EXERCISE AIM :: Leave out the pictures and restate the rest of the data exactly.

--- START DATA BLOCK ---

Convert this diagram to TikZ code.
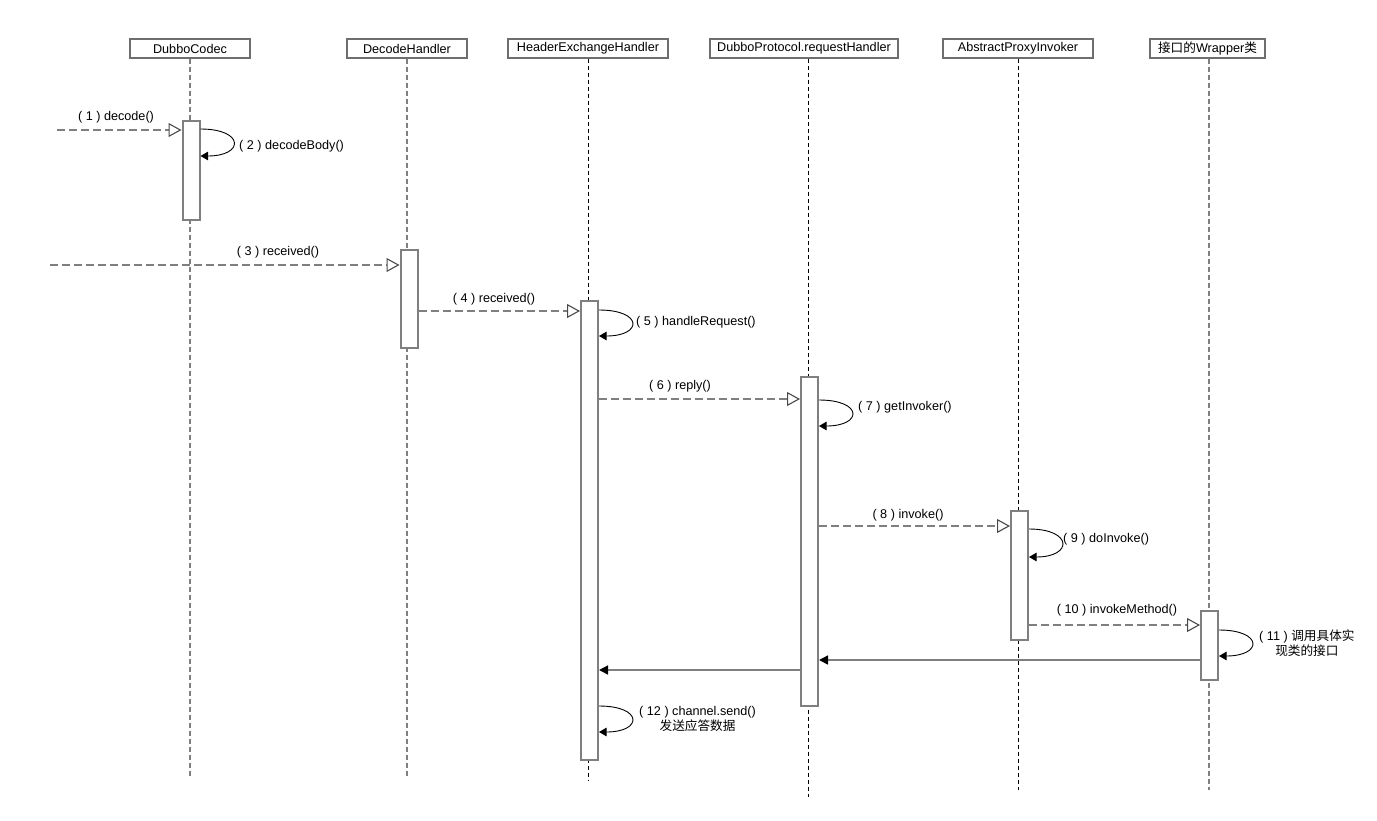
\documentclass[tikz,border=0pt]{standalone}
\usepackage{fontspec}
\setmainfont{Liberation Sans}
\newfontfamily\cjk{Noto Sans CJK SC}
\usetikzlibrary{arrows.meta}
\definecolor{lgray}{HTML}{7F7F7F}
\definecolor{hgray}{HTML}{6E6E6E}
\definecolor{tipgray}{HTML}{4A4A4A}
\tikzset{
  hdr/.style={draw=hgray, line width=1.3pt, minimum height=19pt, inner sep=0pt, fill=white, font=\fontsize{12.65}{14.5}\selectfont},
  act/.style={draw=lgray, line width=2pt, minimum width=17pt, inner sep=0pt, fill=white},
  lifeg/.style={draw=lgray, line width=1.4pt, dash pattern=on 5pt off 3pt},
  lifeb/.style={draw=black, line width=0.9pt, dash pattern=on 4pt off 3pt},
  msg/.style={draw=lgray, line width=1.5pt, dash pattern=on 8pt off 4pt,
    -{Triangle[open, length=13pt, width=14pt, line width=1.1pt, color=tipgray, fill=white]}},
  selfloop/.style={draw=black, line width=0.9pt, -{Triangle[length=7.5pt, width=8.5pt]}},
  ret/.style={draw=lgray, line width=1.5pt, -{Triangle[length=9pt, width=9pt, color=black]}},
  lbl/.style={inner sep=0pt, font=\fontsize{12.65}{14.5}\selectfont, text=black},
  lbll/.style={lbl, anchor=west, align=center}
}
\begin{document}
\begin{tikzpicture}[x=1pt, y=-1pt]
\useasboundingbox (0,0) rectangle (1377,820);
\fill[white] (0,0) rectangle (1377,820);

% headers
\node[hdr, minimum width=120pt] (h1) at (190,48.5) {DubboCodec};
\node[hdr, minimum width=120pt] (h2) at (407,48.5) {DecodeHandler};
\node[hdr, minimum width=160pt] (h3) at (588,48.5) {HeaderExchangeHandler};
\node[hdr, minimum width=188pt] (h4) at (804,48.5) {DubboProtocol.requestHandler};
\node[hdr, minimum width=150pt] (h5) at (1018,48.5) {AbstractProxyInvoker};
\node[hdr, minimum width=115pt] (h6) at (1207.5,48.5) {{\cjk 接口的}Wrapper{\cjk 类}};

% lifeline ends
\coordinate (e1) at (190,778);
\coordinate (e2) at (407,778);
\coordinate (e3) at (588,780);
\coordinate (e4) at (808,797);
\coordinate (e5) at (1018,790);
\coordinate (e6) at (1209,790);
\draw[lifeg] (h1.south -| e1) -- (e1);
\draw[lifeg] (h2.south -| e2) -- (e2);
\draw[lifeb] (h3.south -| e3) -- (e3);
\draw[lifeb] (h4.south -| e4) -- (e4);
\draw[lifeb] (h5.south -| e5) -- (e5);
\draw[lifeg] (h6.south -| e6) -- (e6);

% activations
\node[act, minimum height=99pt] (a1) at (191,170) {};
\node[act, minimum height=98pt] (a2) at (409,299) {};
\node[act, minimum height=459pt] (a3) at (589.5,530) {};
\node[act, minimum height=329pt] (a4) at (809.5,541) {};
\node[act, minimum height=129pt] (a5) at (1019.5,575) {};
\node[act, minimum height=69pt] (a6) at (1209.5,645) {};

% free ends
\coordinate (s1) at (57,130);
\coordinate (s3) at (50,265);

% messages
\draw[msg] (s1) -- (a1.west |- 0,130);
\node[lbl] (l1) at (116,117) {( 1 ) decode()};

\draw[selfloop] (a1.east |- 0,129) .. controls +(44,0) and +(44,0) .. (a1.east |- 0,156);
\node[lbll] (l2) at (239,146) {( 2 ) decodeBody()};

\draw[msg] (s3) -- (a2.west |- 0,265);
\node[lbl] (l3) at (278,252) {( 3 ) received()};

\draw[msg] (a2.east |- 0,311) -- (a3.west |- 0,311);
\node[lbl] (l4) at (494,299) {( 4 ) received()};

\draw[selfloop] (a3.east |- 0,310) .. controls +(44,0) and +(44,0) .. (a3.east |- 0,336);
\node[lbll] (l5) at (636,322) {( 5 ) handleRequest()};

\draw[msg] (a3.east |- 0,399) -- (a4.west |- 0,399);
\node[lbl] (l6) at (680,386) {( 6 ) reply()};

\draw[selfloop] (a4.east |- 0,400) .. controls +(44,0) and +(44,0) .. (a4.east |- 0,426);
\node[lbll] (l7) at (858,407) {( 7 ) getInvoker()};

\draw[msg] (a4.east |- 0,526) -- (a5.west |- 0,526);
\node[lbl] (l8) at (908,515) {( 8 ) invoke()};

\draw[selfloop] (a5.east |- 0,529) .. controls +(44,0) and +(44,0) .. (a5.east |- 0,557);
\node[lbll] (l9) at (1063,539) {( 9 ) doInvoke()};

\draw[msg] (a5.east |- 0,625) -- (a6.west |- 0,625);
\node[lbl] (l10) at (1117,610) {( 10 ) invokeMethod()};

\draw[selfloop] (a6.east |- 0,630) .. controls +(44,0) and +(44,0) .. (a6.east |- 0,656);
\node[lbll] (l11) at (1259,643) {( 11 ) {\cjk 调用具体实}\\{\cjk 现类的接口}};

\draw[ret] (a6.west |- 0,660) -- (a4.east |- 0,660);
\draw[ret] (a4.west |- 0,670) -- (a3.east |- 0,670);

\draw[selfloop] (a3.east |- 0,706) .. controls +(44,0) and +(44,0) .. (a3.east |- 0,732);
\node[lbll] (l12) at (639,719) {( 12 ) channel.send()\\{\cjk 发送应答数据}};
\end{tikzpicture}
\end{document}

--- END DATA BLOCK ---

EXERCISE RESULT ::
Convert this diagram to TikZ code.
\documentclass[tikz,border=0pt]{standalone}
\usepackage{fontspec}
\setmainfont{Liberation Sans}
\newfontfamily\cjk{Noto Sans CJK SC}
\usetikzlibrary{arrows.meta}
\definecolor{lgray}{HTML}{7F7F7F}
\definecolor{hgray}{HTML}{6E6E6E}
\definecolor{tipgray}{HTML}{4A4A4A}
\tikzset{
  hdr/.style={draw=hgray, line width=1.3pt, minimum height=19pt, inner sep=0pt, fill=white, font=\fontsize{12.65}{14.5}\selectfont},
  act/.style={draw=lgray, line width=2pt, minimum width=17pt, inner sep=0pt, fill=white},
  lifeg/.style={draw=lgray, line width=1.4pt, dash pattern=on 5pt off 3pt},
  lifeb/.style={draw=black, line width=0.9pt, dash pattern=on 4pt off 3pt},
  msg/.style={draw=lgray, line width=1.5pt, dash pattern=on 8pt off 4pt,
    -{Triangle[open, length=13pt, width=14pt, line width=1.1pt, color=tipgray, fill=white]}},
  selfloop/.style={draw=black, line width=0.9pt, -{Triangle[length=7.5pt, width=8.5pt]}},
  ret/.style={draw=lgray, line width=1.5pt, -{Triangle[length=9pt, width=9pt, color=black]}},
  lbl/.style={inner sep=0pt, font=\fontsize{12.65}{14.5}\selectfont, text=black},
  lbll/.style={lbl, anchor=west, align=center}
}
\begin{document}
\begin{tikzpicture}[x=1pt, y=-1pt]
\useasboundingbox (0,0) rectangle (1377,820);
\fill[white] (0,0) rectangle (1377,820);

% headers
\node[hdr, minimum width=120pt] (h1) at (190,48.5) {DubboCodec};
\node[hdr, minimum width=120pt] (h2) at (407,48.5) {DecodeHandler};
\node[hdr, minimum width=160pt] (h3) at (588,48.5) {HeaderExchangeHandler};
\node[hdr, minimum width=188pt] (h4) at (804,48.5) {DubboProtocol.requestHandler};
\node[hdr, minimum width=150pt] (h5) at (1018,48.5) {AbstractProxyInvoker};
\node[hdr, minimum width=115pt] (h6) at (1207.5,48.5) {{\cjk 接口的}Wrapper{\cjk 类}};

% lifeline ends
\coordinate (e1) at (190,778);
\coordinate (e2) at (407,778);
\coordinate (e3) at (588,780);
\coordinate (e4) at (808,797);
\coordinate (e5) at (1018,790);
\coordinate (e6) at (1209,790);
\draw[lifeg] (h1.south -| e1) -- (e1);
\draw[lifeg] (h2.south -| e2) -- (e2);
\draw[lifeb] (h3.south -| e3) -- (e3);
\draw[lifeb] (h4.south -| e4) -- (e4);
\draw[lifeb] (h5.south -| e5) -- (e5);
\draw[lifeg] (h6.south -| e6) -- (e6);

% activations
\node[act, minimum height=99pt] (a1) at (191,170) {};
\node[act, minimum height=98pt] (a2) at (409,299) {};
\node[act, minimum height=459pt] (a3) at (589.5,530) {};
\node[act, minimum height=329pt] (a4) at (809.5,541) {};
\node[act, minimum height=129pt] (a5) at (1019.5,575) {};
\node[act, minimum height=69pt] (a6) at (1209.5,645) {};

% free ends
\coordinate (s1) at (57,130);
\coordinate (s3) at (50,265);

% messages
\draw[msg] (s1) -- (a1.west |- 0,130);
\node[lbl] (l1) at (116,117) {( 1 ) decode()};

\draw[selfloop] (a1.east |- 0,129) .. controls +(44,0) and +(44,0) .. (a1.east |- 0,156);
\node[lbll] (l2) at (239,146) {( 2 ) decodeBody()};

\draw[msg] (s3) -- (a2.west |- 0,265);
\node[lbl] (l3) at (278,252) {( 3 ) received()};

\draw[msg] (a2.east |- 0,311) -- (a3.west |- 0,311);
\node[lbl] (l4) at (494,299) {( 4 ) received()};

\draw[selfloop] (a3.east |- 0,310) .. controls +(44,0) and +(44,0) .. (a3.east |- 0,336);
\node[lbll] (l5) at (636,322) {( 5 ) handleRequest()};

\draw[msg] (a3.east |- 0,399) -- (a4.west |- 0,399);
\node[lbl] (l6) at (680,386) {( 6 ) reply()};

\draw[selfloop] (a4.east |- 0,400) .. controls +(44,0) and +(44,0) .. (a4.east |- 0,426);
\node[lbll] (l7) at (858,407) {( 7 ) getInvoker()};

\draw[msg] (a4.east |- 0,526) -- (a5.west |- 0,526);
\node[lbl] (l8) at (908,515) {( 8 ) invoke()};

\draw[selfloop] (a5.east |- 0,529) .. controls +(44,0) and +(44,0) .. (a5.east |- 0,557);
\node[lbll] (l9) at (1063,539) {( 9 ) doInvoke()};

\draw[msg] (a5.east |- 0,625) -- (a6.west |- 0,625);
\node[lbl] (l10) at (1117,610) {( 10 ) invokeMethod()};

\draw[selfloop] (a6.east |- 0,630) .. controls +(44,0) and +(44,0) .. (a6.east |- 0,656);
\node[lbll] (l11) at (1259,643) {( 11 ) {\cjk 调用具体实}\\{\cjk 现类的接口}};

\draw[ret] (a6.west |- 0,660) -- (a4.east |- 0,660);
\draw[ret] (a4.west |- 0,670) -- (a3.east |- 0,670);

\draw[selfloop] (a3.east |- 0,706) .. controls +(44,0) and +(44,0) .. (a3.east |- 0,732);
\node[lbll] (l12) at (639,719) {( 12 ) channel.send()\\{\cjk 发送应答数据}};
\end{tikzpicture}
\end{document}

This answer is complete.